▽

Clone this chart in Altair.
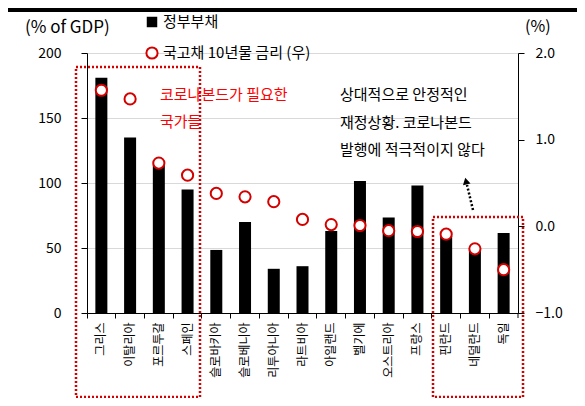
import altair as alt
import pandas as pd

countries = ["그리스", "이탈리아", "포르투갈", "스페인", "슬로바키아", "슬로베니아",
             "리투아니아", "라트비아", "아일랜드", "벨기에", "오스트리아", "프랑스",
             "핀란드", "네덜란드", "독일"]
debt = [181, 135, 115, 95, 48.5, 70, 34, 36, 63, 101.5, 73.5, 98, 59.5, 48.5, 61.5]
yield10 = [1.57, 1.47, 0.73, 0.59, 0.38, 0.34, 0.285, 0.08, 0.02, 0.01, -0.05, -0.06, -0.09, -0.26, -0.50]

left_ticks = [0, 50, 100, 150, 200]
right_ticks = [-1.0, 0.0, 1.0, 2.0]

FONT = "Noto Sans CJK KR"
RED = "#d40000"

df = pd.DataFrame({"country": countries, "debt": debt, "yield": yield10})
one = pd.DataFrame({"k": [0]})

xenc = alt.X("country:N", sort=countries, title=None,
             scale=alt.Scale(paddingInner=0, paddingOuter=0),
             axis=alt.Axis(labelAngle=270, labelFontSize=12, labelFont=FONT,
                           labelColor="black", labelPadding=4, tickSize=5,
                           tickColor="black", domainColor="black",
                           bandPosition=0, grid=False, labelBaseline="middle"))

bars = alt.Chart(df).mark_bar(size=12, color="black").encode(
    x=xenc,
    y=alt.Y("debt:Q", title=None,
            scale=alt.Scale(domain=[0, 200], nice=False),
            axis=alt.Axis(values=left_ticks, labelFontSize=14, labelFont=FONT,
                          labelColor="black", labelPadding=20, tickSize=6,
                          tickColor="black", domainColor="black",
                          grid=True, gridColor="#d9d9d9"))
)

points = alt.Chart(df).mark_point(shape="circle", filled=True, fill="white",
                                  stroke=RED, strokeWidth=2, size=125, opacity=1).encode(
    x=alt.X("country:N", sort=countries),
    y=alt.Y("yield:Q", title=None,
            scale=alt.Scale(domain=[-1, 2], nice=False),
            axis=alt.Axis(orient="right", values=right_ticks, format=".1f",
                          labelFontSize=14, labelFont=FONT, labelColor="black",
                          labelPadding=11, tickSize=6, tickColor="black",
                          domainColor="black", grid=False))
)

base = alt.layer(bars, points).resolve_scale(y="independent")

# decorations (pixel positions relative to the plot origin)
def txt(s, x, y, color="black", size=15, align="left"):
    return alt.Chart(one).mark_text(text=s, font=FONT, fontSize=size, color=color,
                                    align=align, baseline="middle").encode(
        x=alt.value(x), y=alt.value(y))

deco = [
    txt("(% of GDP)", -62, -25, size=17),
    txt("(%)", 438, -26, size=16),
    txt("정부부채", 76, -31),
    txt("국고채 10년물 금리 (우)", 76, 0),
    txt("코로나본드가 필요한", 73, 42, color="#ff0000"),
    txt("국가들", 73, 69, color="#ff0000"),
    txt("상대적으로 안정적인", 253, 42),
    txt("재정상황. 코로나본드", 253, 70),
    txt("발행에 적극적이지 않다", 253, 97),
    alt.Chart(one).mark_square(color="black", size=110, opacity=1).encode(
        x=alt.value(65), y=alt.value(-31)),
    alt.Chart(one).mark_point(shape="circle", filled=True, fill="white", stroke=RED,
                              strokeWidth=2, size=125, opacity=1).encode(
        x=alt.value(65), y=alt.value(0)),
    alt.Chart(one).mark_rect(fill=None, filled=False, stroke=RED, strokeWidth=2.5,
                             strokeDash=[2, 2]).encode(
        x=alt.value(-11), x2=alt.value(113), y=alt.value(14), y2=alt.value(344)),
    alt.Chart(one).mark_rect(fill=None, filled=False, stroke=RED, strokeWidth=2.5,
                             strokeDash=[2, 2]).encode(
        x=alt.value(346), x2=alt.value(436), y=alt.value(164), y2=alt.value(344)),
    alt.Chart(one).mark_rule(color="black", strokeWidth=2.5, strokeDash=[2, 2]).encode(
        x=alt.value(386), y=alt.value(157), x2=alt.value(380), y2=alt.value(132)),
    alt.Chart(one).mark_point(shape="triangle-up", filled=True, color="black",
                              size=60, angle=347, opacity=1).encode(
        x=alt.value(379), y=alt.value(128)),
    alt.Chart(one).mark_rule(color="black", strokeWidth=1).encode(
        x=alt.value(431), y=alt.value(260), y2=alt.value(265)),
    alt.Chart(one).mark_rule(color="black", strokeWidth=4).encode(
        x=alt.value(-79), x2=alt.value(490), y=alt.value(-43)),
]

chart = alt.layer(base, *deco).properties(
    width=431, height=260,
    autosize=alt.AutoSizeParams(type="none"),
    padding={"left": 79, "top": 45, "right": 59, "bottom": 85},
).configure_view(stroke=None)

chart.save("out.html", embed_options={"renderer": "svg", "actions": False})
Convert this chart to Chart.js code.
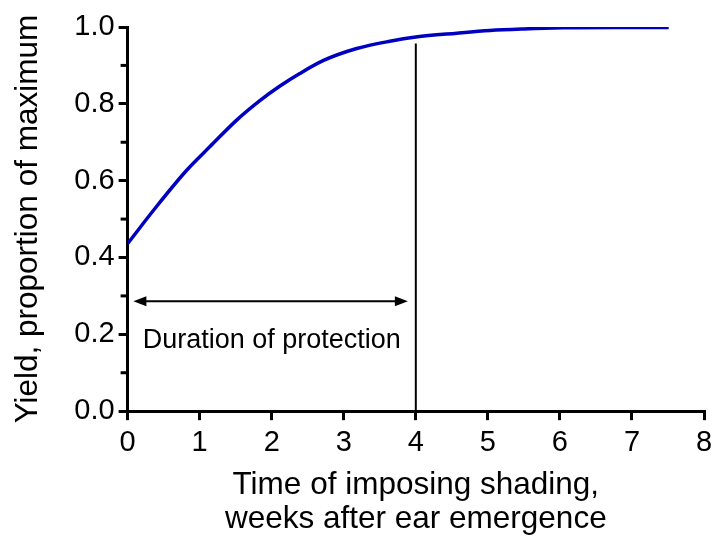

△

Without including the pictures, return each record above exactly as it stands.

● **Reply**:
Clone this chart in Altair.
import altair as alt
import pandas as pd

countries = ["그리스", "이탈리아", "포르투갈", "스페인", "슬로바키아", "슬로베니아",
             "리투아니아", "라트비아", "아일랜드", "벨기에", "오스트리아", "프랑스",
             "핀란드", "네덜란드", "독일"]
debt = [181, 135, 115, 95, 48.5, 70, 34, 36, 63, 101.5, 73.5, 98, 59.5, 48.5, 61.5]
yield10 = [1.57, 1.47, 0.73, 0.59, 0.38, 0.34, 0.285, 0.08, 0.02, 0.01, -0.05, -0.06, -0.09, -0.26, -0.50]

left_ticks = [0, 50, 100, 150, 200]
right_ticks = [-1.0, 0.0, 1.0, 2.0]

FONT = "Noto Sans CJK KR"
RED = "#d40000"

df = pd.DataFrame({"country": countries, "debt": debt, "yield": yield10})
one = pd.DataFrame({"k": [0]})

xenc = alt.X("country:N", sort=countries, title=None,
             scale=alt.Scale(paddingInner=0, paddingOuter=0),
             axis=alt.Axis(labelAngle=270, labelFontSize=12, labelFont=FONT,
                           labelColor="black", labelPadding=4, tickSize=5,
                           tickColor="black", domainColor="black",
                           bandPosition=0, grid=False, labelBaseline="middle"))

bars = alt.Chart(df).mark_bar(size=12, color="black").encode(
    x=xenc,
    y=alt.Y("debt:Q", title=None,
            scale=alt.Scale(domain=[0, 200], nice=False),
            axis=alt.Axis(values=left_ticks, labelFontSize=14, labelFont=FONT,
                          labelColor="black", labelPadding=20, tickSize=6,
                          tickColor="black", domainColor="black",
                          grid=True, gridColor="#d9d9d9"))
)

points = alt.Chart(df).mark_point(shape="circle", filled=True, fill="white",
                                  stroke=RED, strokeWidth=2, size=125, opacity=1).encode(
    x=alt.X("country:N", sort=countries),
    y=alt.Y("yield:Q", title=None,
            scale=alt.Scale(domain=[-1, 2], nice=False),
            axis=alt.Axis(orient="right", values=right_ticks, format=".1f",
                          labelFontSize=14, labelFont=FONT, labelColor="black",
                          labelPadding=11, tickSize=6, tickColor="black",
                          domainColor="black", grid=False))
)

base = alt.layer(bars, points).resolve_scale(y="independent")

# decorations (pixel positions relative to the plot origin)
def txt(s, x, y, color="black", size=15, align="left"):
    return alt.Chart(one).mark_text(text=s, font=FONT, fontSize=size, color=color,
                                    align=align, baseline="middle").encode(
        x=alt.value(x), y=alt.value(y))

deco = [
    txt("(% of GDP)", -62, -25, size=17),
    txt("(%)", 438, -26, size=16),
    txt("정부부채", 76, -31),
    txt("국고채 10년물 금리 (우)", 76, 0),
    txt("코로나본드가 필요한", 73, 42, color="#ff0000"),
    txt("국가들", 73, 69, color="#ff0000"),
    txt("상대적으로 안정적인", 253, 42),
    txt("재정상황. 코로나본드", 253, 70),
    txt("발행에 적극적이지 않다", 253, 97),
    alt.Chart(one).mark_square(color="black", size=110, opacity=1).encode(
        x=alt.value(65), y=alt.value(-31)),
    alt.Chart(one).mark_point(shape="circle", filled=True, fill="white", stroke=RED,
                              strokeWidth=2, size=125, opacity=1).encode(
        x=alt.value(65), y=alt.value(0)),
    alt.Chart(one).mark_rect(fill=None, filled=False, stroke=RED, strokeWidth=2.5,
                             strokeDash=[2, 2]).encode(
        x=alt.value(-11), x2=alt.value(113), y=alt.value(14), y2=alt.value(344)),
    alt.Chart(one).mark_rect(fill=None, filled=False, stroke=RED, strokeWidth=2.5,
                             strokeDash=[2, 2]).encode(
        x=alt.value(346), x2=alt.value(436), y=alt.value(164), y2=alt.value(344)),
    alt.Chart(one).mark_rule(color="black", strokeWidth=2.5, strokeDash=[2, 2]).encode(
        x=alt.value(386), y=alt.value(157), x2=alt.value(380), y2=alt.value(132)),
    alt.Chart(one).mark_point(shape="triangle-up", filled=True, color="black",
                              size=60, angle=347, opacity=1).encode(
        x=alt.value(379), y=alt.value(128)),
    alt.Chart(one).mark_rule(color="black", strokeWidth=1).encode(
        x=alt.value(431), y=alt.value(260), y2=alt.value(265)),
    alt.Chart(one).mark_rule(color="black", strokeWidth=4).encode(
        x=alt.value(-79), x2=alt.value(490), y=alt.value(-43)),
]

chart = alt.layer(base, *deco).properties(
    width=431, height=260,
    autosize=alt.AutoSizeParams(type="none"),
    padding={"left": 79, "top": 45, "right": 59, "bottom": 85},
).configure_view(stroke=None)

chart.save("out.html", embed_options={"renderer": "svg", "actions": False})
Convert this chart to Chart.js code.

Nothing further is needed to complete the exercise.